Fun article on school board hearings about "controlled choice" school selection in Brooklyn

Account of hearing on "controlled choice" in Brooklyn. Scrapping aptitude-based admission criteria and requiring each school to have at least 52% of their students come from households that speak a language other than English at home, live in temporary housing, or qualify for reduced price school lunches.

Pretty entertaining throughout. I especially like the slide on "white supramacy culture" https://thenypost.files.wordpress.com/2019/05/21.1n009.toxicwhiteness-2.jpg where the first bullet point is "perfectionism."

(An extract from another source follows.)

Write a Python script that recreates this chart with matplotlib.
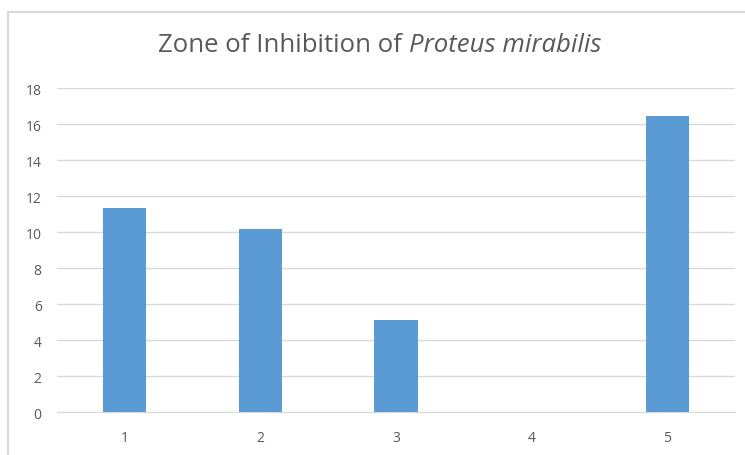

I also like the contrast between this account and the New York Times account (https://www.nytimes.com/2018/08/23/nyregion/brooklyn-district-15-schools-diversity-lottery.html) which downplays the controversy. Though maybe this is a normal amount of opposition to a plan.

The numbers that Matt Welch throws out don't seem very extreme to me

n late June, we started to learn more. Around 450 District 15 fifth graders, or 17 percent of the incoming class of new middle schoolers, appealed their designations, up from 350 the year before (citywide, appeals tend to be at around 12 percent). And only 14 appeals were approved this year, compared to 59 in 2018. That means the number of objectively disgruntled families increased from around 290 to 435, or from about 11 percent of incoming sixth graders to 16 percent. That's a big jump. One school alone—the Sunset Park destination 40 minutes away that so many of our fellow DLP parents were assigned to—saw appeals jump from 22 to 50.